** Exercise task **
Scan the records and identify every line in which the string "that" occurs, then return those lines.
--- Records shown ---
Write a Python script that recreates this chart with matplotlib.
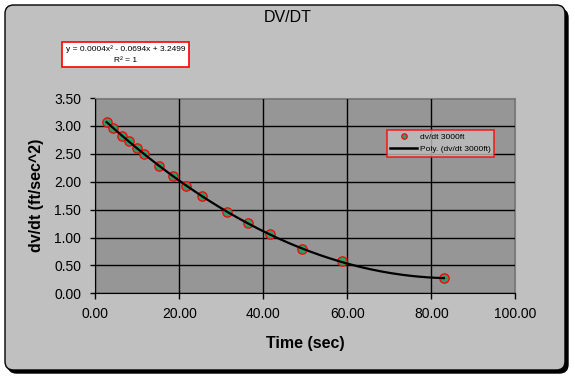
---
--- Records shown ---
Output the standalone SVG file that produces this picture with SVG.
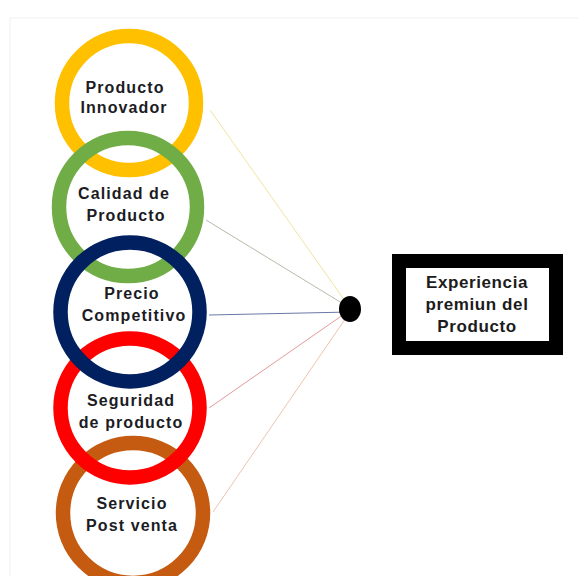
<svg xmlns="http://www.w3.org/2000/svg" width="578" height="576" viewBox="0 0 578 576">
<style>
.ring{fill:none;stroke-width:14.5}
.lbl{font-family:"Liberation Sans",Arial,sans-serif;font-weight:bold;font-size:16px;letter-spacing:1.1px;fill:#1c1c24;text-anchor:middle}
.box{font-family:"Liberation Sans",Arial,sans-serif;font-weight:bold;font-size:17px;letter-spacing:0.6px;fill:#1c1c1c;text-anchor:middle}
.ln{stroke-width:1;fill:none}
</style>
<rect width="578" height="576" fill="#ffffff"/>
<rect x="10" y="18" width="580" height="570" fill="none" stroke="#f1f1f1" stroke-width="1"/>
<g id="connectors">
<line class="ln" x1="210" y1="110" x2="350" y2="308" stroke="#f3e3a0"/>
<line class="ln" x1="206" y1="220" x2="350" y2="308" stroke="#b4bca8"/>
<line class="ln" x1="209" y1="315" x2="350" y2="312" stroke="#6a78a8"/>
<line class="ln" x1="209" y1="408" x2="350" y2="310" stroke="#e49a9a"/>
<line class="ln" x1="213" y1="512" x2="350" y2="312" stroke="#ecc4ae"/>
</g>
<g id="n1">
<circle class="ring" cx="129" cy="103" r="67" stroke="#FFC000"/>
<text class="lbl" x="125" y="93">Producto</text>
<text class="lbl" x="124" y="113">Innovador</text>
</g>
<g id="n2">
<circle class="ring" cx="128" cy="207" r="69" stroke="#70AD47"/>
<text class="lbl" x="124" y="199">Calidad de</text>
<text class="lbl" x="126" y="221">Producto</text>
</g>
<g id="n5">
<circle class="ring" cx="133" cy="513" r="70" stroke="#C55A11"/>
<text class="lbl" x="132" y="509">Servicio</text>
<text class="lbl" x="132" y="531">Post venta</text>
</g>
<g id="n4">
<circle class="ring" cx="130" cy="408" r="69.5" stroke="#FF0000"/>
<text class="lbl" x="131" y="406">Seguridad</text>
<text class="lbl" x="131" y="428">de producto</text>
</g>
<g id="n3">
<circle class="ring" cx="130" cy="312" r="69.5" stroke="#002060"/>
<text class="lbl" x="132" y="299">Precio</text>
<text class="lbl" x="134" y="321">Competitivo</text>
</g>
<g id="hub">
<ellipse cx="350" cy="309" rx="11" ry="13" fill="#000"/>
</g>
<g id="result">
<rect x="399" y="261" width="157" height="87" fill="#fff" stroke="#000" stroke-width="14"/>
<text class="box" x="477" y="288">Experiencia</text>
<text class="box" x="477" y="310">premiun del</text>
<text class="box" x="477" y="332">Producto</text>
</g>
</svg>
---
** Written reply **
Write a Python script that recreates this chart with matplotlib.
Output the standalone SVG file that produces this picture with SVG.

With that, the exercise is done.